#### PROBLEM DETAILS:
Retype the whole listing, please, keeping every line exact and dropping the pictures.

#### RECORDS FOR THIS TASK:
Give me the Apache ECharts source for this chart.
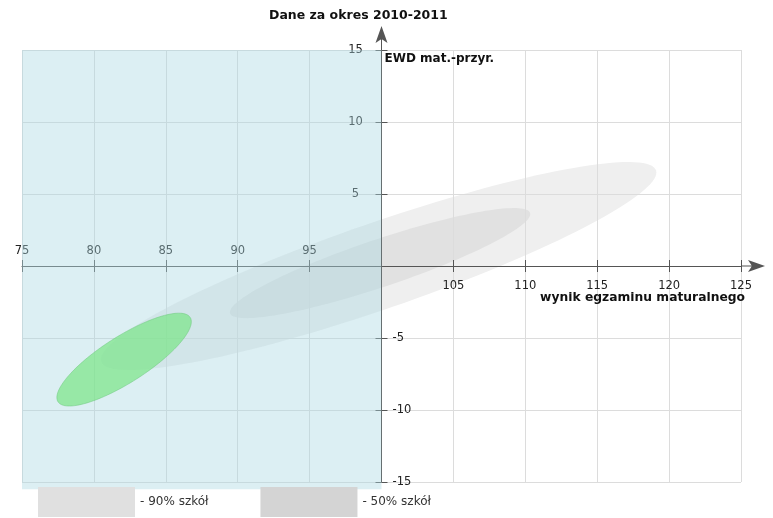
<!DOCTYPE html>
<html>
<head>
<meta charset="utf-8">
<script src="https://cdn.jsdelivr.net/npm/echarts@6/dist/echarts.min.js"></script>
<style>
  html, body { margin: 0; padding: 0; background: #fff; }
  #chart { width: 773px; height: 518px; }
</style>
</head>
<body>
<div id="chart"></div>
<script>
const xRange = [75, 125]
const yRange = [-15, 15]
const tickStep = 5
const axisCross = [100, 0]
// [środek x, środek y, półoś wielka, półoś mała, kąt w stopniach]
const ellipse90 = [99.8, 0.0, 20.4, 3.0, 19]
const ellipse50 = [99.9, 0.2, 11.0, 1.65, 18.5]
const ellipseSchool = [82.1, -6.5, 5.45, 1.6, 32.5]
// obszar poniżej średniej
const belowX = [75, 100]
const belowY = [-15.5, 15]
const legendNames = ['90% szkół', '50% szkół']

const gridLeft = 22
const gridRight = 32
const gridTop = 50
const gridBottom = 36
const plotWidth = 773 - gridLeft - gridRight
const plotHeight = 518 - gridTop - gridBottom
// osie przecinają się w punkcie (100, 0), a nie na brzegu siatki
const yOffset = -(axisCross[0] - xRange[0]) / (xRange[1] - xRange[0]) * plotWidth
const xOffset = -(axisCross[1] - yRange[0]) / (yRange[1] - yRange[0]) * plotHeight

const font = 'DejaVu Sans'
const axisColor = '#555'
// grot z krótkim przedłużeniem osi
const arrowPath = 'path://M6,0 L12,17 L6,13 L0,17 Z M5.5,13 L6.5,13 L6.5,24 L5.5,24 Z'

const ellipseItem = (fill, stroke) => (params, api) => {
  const cx = api.value(0)
  const cy = api.value(1)
  const a = api.value(2)
  const b = api.value(3)
  const rot = api.value(4) * Math.PI / 180
  const points = []
  for (let i = 0; i < 144; i++) {
    const t = i / 144 * Math.PI * 2
    const dx = a * Math.cos(t)
    const dy = b * Math.sin(t)
    points.push(api.coord([
      cx + dx * Math.cos(rot) - dy * Math.sin(rot),
      cy + dx * Math.sin(rot) + dy * Math.cos(rot)
    ]))
  }
  return {
    type: 'polygon',
    shape: { points },
    style: { fill, stroke: stroke || null, lineWidth: stroke ? 1 : 0 }
  }
}

const rectItem = (params, api) => {
  const p0 = api.coord([api.value(0), api.value(3)])
  const p1 = api.coord([api.value(1), api.value(2)])
  return {
    type: 'rect',
    shape: { x: p0[0], y: p0[1], width: p1[0] - p0[0], height: p1[1] - p0[1] },
    style: { fill: 'rgba(170,215,225,0.41)' }
  }
}

const tickLabel = (show) => ({
  color: '#222',
  fontSize: 11.5,
  fontFamily: font,
  formatter: (v) => (show(v) ? String(v) : '')
})

const myChart = echarts.init(document.getElementById('chart'))
const options = {
  animation: false,
  textStyle: { fontFamily: font },
  title: {
    text: 'Dane za okres 2010-2011',
    left: 269,
    top: 9,
    padding: 0,
    textStyle: { fontFamily: font, fontSize: 12.5, fontWeight: 'bold', color: '#111' }
  },
  legend: {
    left: 38,
    top: 487,
    padding: 0,
    itemWidth: 97,
    itemHeight: 30,
    itemGap: 52,
    icon: 'rect',
    selectedMode: false,
    formatter: (name) => '- ' + name,
    textStyle: { fontFamily: font, fontSize: 12, color: '#333' },
    data: [
      { name: legendNames[0], itemStyle: { color: '#e0e0e0' } },
      { name: legendNames[1], itemStyle: { color: '#d4d4d4' } }
    ]
  },
  grid: {
    left: gridLeft,
    right: gridRight,
    top: gridTop,
    bottom: gridBottom,
    containLabel: false,
    outerBoundsMode: 'none'
  },
  xAxis: [
    {
      type: 'value',
      position: 'bottom',
      offset: xOffset,
      z: 2,
      min: xRange[0],
      max: xRange[1],
      interval: tickStep,
      axisLine: {
        onZero: false,
        lineStyle: { color: axisColor, width: 1 },
        symbol: ['none', arrowPath],
        symbolSize: [12, 24],
        symbolOffset: [0, 12]
      },
      axisTick: { show: true, length: 6, lineStyle: { color: axisColor, opacity: 1 } },
      axisLabel: { margin: 14, ...tickLabel((v) => v > axisCross[0]) },
      splitLine: { show: true, lineStyle: { color: '#dcdcdc', width: 1 } },
      name: 'wynik egzaminu maturalnego',
      nameLocation: 'end',
      nameGap: 4,
      nameMoveOverlap: false,
      nameTextStyle: {
        fontFamily: font,
        fontSize: 12.3,
        fontWeight: 'bold',
        color: '#111',
        align: 'right',
        verticalAlign: 'top',
        padding: [26, 0, 0, 0]
      }
    },
    {
      type: 'value',
      position: 'top',
      offset: xOffset,
      z: 2,
      min: xRange[0],
      max: xRange[1],
      interval: tickStep,
      axisLine: { onZero: false, lineStyle: { color: axisColor, opacity: 0 } },
      axisTick: { show: true, length: 6, lineStyle: { color: axisColor, opacity: 1 } },
      axisLabel: { margin: 9, ...tickLabel((v) => v < axisCross[0]) },
      splitLine: { show: false }
    }
  ],
  yAxis: [
    {
      type: 'value',
      position: 'left',
      offset: yOffset,
      z: 2,
      min: yRange[0],
      max: yRange[1],
      interval: tickStep,
      axisLine: {
        show: true,
        onZero: false,
        lineStyle: { color: axisColor, width: 1 },
        symbol: ['none', arrowPath],
        symbolSize: [12, 24],
        symbolOffset: [0, 12]
      },
      axisTick: { show: true, length: 6, lineStyle: { color: axisColor, opacity: 1 } },
      axisLabel: { margin: 26, align: 'center', ...tickLabel((v) => v > axisCross[1]) },
      splitLine: { show: true, lineStyle: { color: '#dcdcdc', width: 1 } },
      name: 'EWD mat.-przyr.',
      nameLocation: 'end',
      nameGap: -3,
      nameMoveOverlap: false,
      nameTextStyle: {
        fontFamily: font,
        fontSize: 12,
        fontWeight: 'bold',
        color: '#111',
        align: 'left',
        verticalAlign: 'top',
        padding: [0, 0, 0, 3]
      }
    },
    {
      type: 'value',
      position: 'right',
      offset: yOffset,
      z: 2,
      min: yRange[0],
      max: yRange[1],
      interval: tickStep,
      axisLine: { show: true, onZero: false, lineStyle: { color: axisColor, opacity: 0 } },
      axisTick: { show: true, length: 6, lineStyle: { color: axisColor, opacity: 1 } },
      axisLabel: { margin: 11, ...tickLabel((v) => v < axisCross[1]) },
      splitLine: { show: false }
    }
  ],
  series: [
    {
      name: legendNames[0],
      type: 'custom',
      z: 1,
      silent: true,
      itemStyle: { color: '#e0e0e0' },
      encode: { x: 0, y: 1 },
      renderItem: ellipseItem('#efefef'),
      data: [ellipse90]
    },
    {
      name: legendNames[1],
      type: 'custom',
      z: 1,
      silent: true,
      itemStyle: { color: '#d4d4d4' },
      encode: { x: 0, y: 1 },
      renderItem: ellipseItem('#e1e1e1'),
      data: [ellipse50]
    },
    {
      name: 'poniżej',
      type: 'custom',
      z: 3,
      silent: true,
      clip: false,
      encode: { x: [0, 1], y: [2, 3] },
      renderItem: rectItem,
      data: [[belowX[0], belowX[1], belowY[0], belowY[1]]]
    },
    {
      name: 'szkoła',
      type: 'custom',
      z: 4,
      silent: true,
      encode: { x: 0, y: 1 },
      renderItem: ellipseItem('rgba(121,230,134,0.7)', 'rgba(110,200,125,0.5)'),
      data: [ellipseSchool]
    }
  ]
}
myChart.setOption(options)
</script>
</body>
</html>
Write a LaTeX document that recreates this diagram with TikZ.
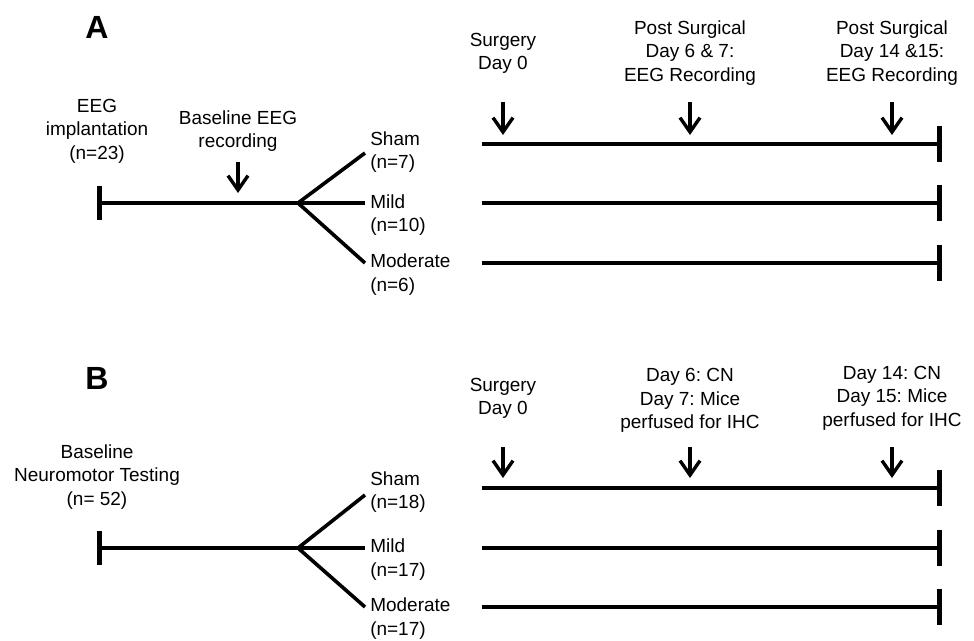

#### CORRECT RESULT:
Give me the Apache ECharts source for this chart.
<!DOCTYPE html>
<html>
<head>
<meta charset="utf-8">
<script src="https://cdn.jsdelivr.net/npm/echarts@6/dist/echarts.min.js"></script>
<style>
  html, body { margin: 0; padding: 0; background: #fff; }
  #chart { width: 773px; height: 518px; }
</style>
</head>
<body>
<div id="chart"></div>
<script>
const xRange = [75, 125]
const yRange = [-15, 15]
const tickStep = 5
const axisCross = [100, 0]
// [środek x, środek y, półoś wielka, półoś mała, kąt w stopniach]
const ellipse90 = [99.8, 0.0, 20.4, 3.0, 19]
const ellipse50 = [99.9, 0.2, 11.0, 1.65, 18.5]
const ellipseSchool = [82.1, -6.5, 5.45, 1.6, 32.5]
// obszar poniżej średniej
const belowX = [75, 100]
const belowY = [-15.5, 15]
const legendNames = ['90% szkół', '50% szkół']

const gridLeft = 22
const gridRight = 32
const gridTop = 50
const gridBottom = 36
const plotWidth = 773 - gridLeft - gridRight
const plotHeight = 518 - gridTop - gridBottom
// osie przecinają się w punkcie (100, 0), a nie na brzegu siatki
const yOffset = -(axisCross[0] - xRange[0]) / (xRange[1] - xRange[0]) * plotWidth
const xOffset = -(axisCross[1] - yRange[0]) / (yRange[1] - yRange[0]) * plotHeight

const font = 'DejaVu Sans'
const axisColor = '#555'
// grot z krótkim przedłużeniem osi
const arrowPath = 'path://M6,0 L12,17 L6,13 L0,17 Z M5.5,13 L6.5,13 L6.5,24 L5.5,24 Z'

const ellipseItem = (fill, stroke) => (params, api) => {
  const cx = api.value(0)
  const cy = api.value(1)
  const a = api.value(2)
  const b = api.value(3)
  const rot = api.value(4) * Math.PI / 180
  const points = []
  for (let i = 0; i < 144; i++) {
    const t = i / 144 * Math.PI * 2
    const dx = a * Math.cos(t)
    const dy = b * Math.sin(t)
    points.push(api.coord([
      cx + dx * Math.cos(rot) - dy * Math.sin(rot),
      cy + dx * Math.sin(rot) + dy * Math.cos(rot)
    ]))
  }
  return {
    type: 'polygon',
    shape: { points },
    style: { fill, stroke: stroke || null, lineWidth: stroke ? 1 : 0 }
  }
}

const rectItem = (params, api) => {
  const p0 = api.coord([api.value(0), api.value(3)])
  const p1 = api.coord([api.value(1), api.value(2)])
  return {
    type: 'rect',
    shape: { x: p0[0], y: p0[1], width: p1[0] - p0[0], height: p1[1] - p0[1] },
    style: { fill: 'rgba(170,215,225,0.41)' }
  }
}

const tickLabel = (show) => ({
  color: '#222',
  fontSize: 11.5,
  fontFamily: font,
  formatter: (v) => (show(v) ? String(v) : '')
})

const myChart = echarts.init(document.getElementById('chart'))
const options = {
  animation: false,
  textStyle: { fontFamily: font },
  title: {
    text: 'Dane za okres 2010-2011',
    left: 269,
    top: 9,
    padding: 0,
    textStyle: { fontFamily: font, fontSize: 12.5, fontWeight: 'bold', color: '#111' }
  },
  legend: {
    left: 38,
    top: 487,
    padding: 0,
    itemWidth: 97,
    itemHeight: 30,
    itemGap: 52,
    icon: 'rect',
    selectedMode: false,
    formatter: (name) => '- ' + name,
    textStyle: { fontFamily: font, fontSize: 12, color: '#333' },
    data: [
      { name: legendNames[0], itemStyle: { color: '#e0e0e0' } },
      { name: legendNames[1], itemStyle: { color: '#d4d4d4' } }
    ]
  },
  grid: {
    left: gridLeft,
    right: gridRight,
    top: gridTop,
    bottom: gridBottom,
    containLabel: false,
    outerBoundsMode: 'none'
  },
  xAxis: [
    {
      type: 'value',
      position: 'bottom',
      offset: xOffset,
      z: 2,
      min: xRange[0],
      max: xRange[1],
      interval: tickStep,
      axisLine: {
        onZero: false,
        lineStyle: { color: axisColor, width: 1 },
        symbol: ['none', arrowPath],
        symbolSize: [12, 24],
        symbolOffset: [0, 12]
      },
      axisTick: { show: true, length: 6, lineStyle: { color: axisColor, opacity: 1 } },
      axisLabel: { margin: 14, ...tickLabel((v) => v > axisCross[0]) },
      splitLine: { show: true, lineStyle: { color: '#dcdcdc', width: 1 } },
      name: 'wynik egzaminu maturalnego',
      nameLocation: 'end',
      nameGap: 4,
      nameMoveOverlap: false,
      nameTextStyle: {
        fontFamily: font,
        fontSize: 12.3,
        fontWeight: 'bold',
        color: '#111',
        align: 'right',
        verticalAlign: 'top',
        padding: [26, 0, 0, 0]
      }
    },
    {
      type: 'value',
      position: 'top',
      offset: xOffset,
      z: 2,
      min: xRange[0],
      max: xRange[1],
      interval: tickStep,
      axisLine: { onZero: false, lineStyle: { color: axisColor, opacity: 0 } },
      axisTick: { show: true, length: 6, lineStyle: { color: axisColor, opacity: 1 } },
      axisLabel: { margin: 9, ...tickLabel((v) => v < axisCross[0]) },
      splitLine: { show: false }
    }
  ],
  yAxis: [
    {
      type: 'value',
      position: 'left',
      offset: yOffset,
      z: 2,
      min: yRange[0],
      max: yRange[1],
      interval: tickStep,
      axisLine: {
        show: true,
        onZero: false,
        lineStyle: { color: axisColor, width: 1 },
        symbol: ['none', arrowPath],
        symbolSize: [12, 24],
        symbolOffset: [0, 12]
      },
      axisTick: { show: true, length: 6, lineStyle: { color: axisColor, opacity: 1 } },
      axisLabel: { margin: 26, align: 'center', ...tickLabel((v) => v > axisCross[1]) },
      splitLine: { show: true, lineStyle: { color: '#dcdcdc', width: 1 } },
      name: 'EWD mat.-przyr.',
      nameLocation: 'end',
      nameGap: -3,
      nameMoveOverlap: false,
      nameTextStyle: {
        fontFamily: font,
        fontSize: 12,
        fontWeight: 'bold',
        color: '#111',
        align: 'left',
        verticalAlign: 'top',
        padding: [0, 0, 0, 3]
      }
    },
    {
      type: 'value',
      position: 'right',
      offset: yOffset,
      z: 2,
      min: yRange[0],
      max: yRange[1],
      interval: tickStep,
      axisLine: { show: true, onZero: false, lineStyle: { color: axisColor, opacity: 0 } },
      axisTick: { show: true, length: 6, lineStyle: { color: axisColor, opacity: 1 } },
      axisLabel: { margin: 11, ...tickLabel((v) => v < axisCross[1]) },
      splitLine: { show: false }
    }
  ],
  series: [
    {
      name: legendNames[0],
      type: 'custom',
      z: 1,
      silent: true,
      itemStyle: { color: '#e0e0e0' },
      encode: { x: 0, y: 1 },
      renderItem: ellipseItem('#efefef'),
      data: [ellipse90]
    },
    {
      name: legendNames[1],
      type: 'custom',
      z: 1,
      silent: true,
      itemStyle: { color: '#d4d4d4' },
      encode: { x: 0, y: 1 },
      renderItem: ellipseItem('#e1e1e1'),
      data: [ellipse50]
    },
    {
      name: 'poniżej',
      type: 'custom',
      z: 3,
      silent: true,
      clip: false,
      encode: { x: [0, 1], y: [2, 3] },
      renderItem: rectItem,
      data: [[belowX[0], belowX[1], belowY[0], belowY[1]]]
    },
    {
      name: 'szkoła',
      type: 'custom',
      z: 4,
      silent: true,
      encode: { x: 0, y: 1 },
      renderItem: ellipseItem('rgba(121,230,134,0.7)', 'rgba(110,200,125,0.5)'),
      data: [ellipseSchool]
    }
  ]
}
myChart.setOption(options)
</script>
</body>
</html>
Write a LaTeX document that recreates this diagram with TikZ.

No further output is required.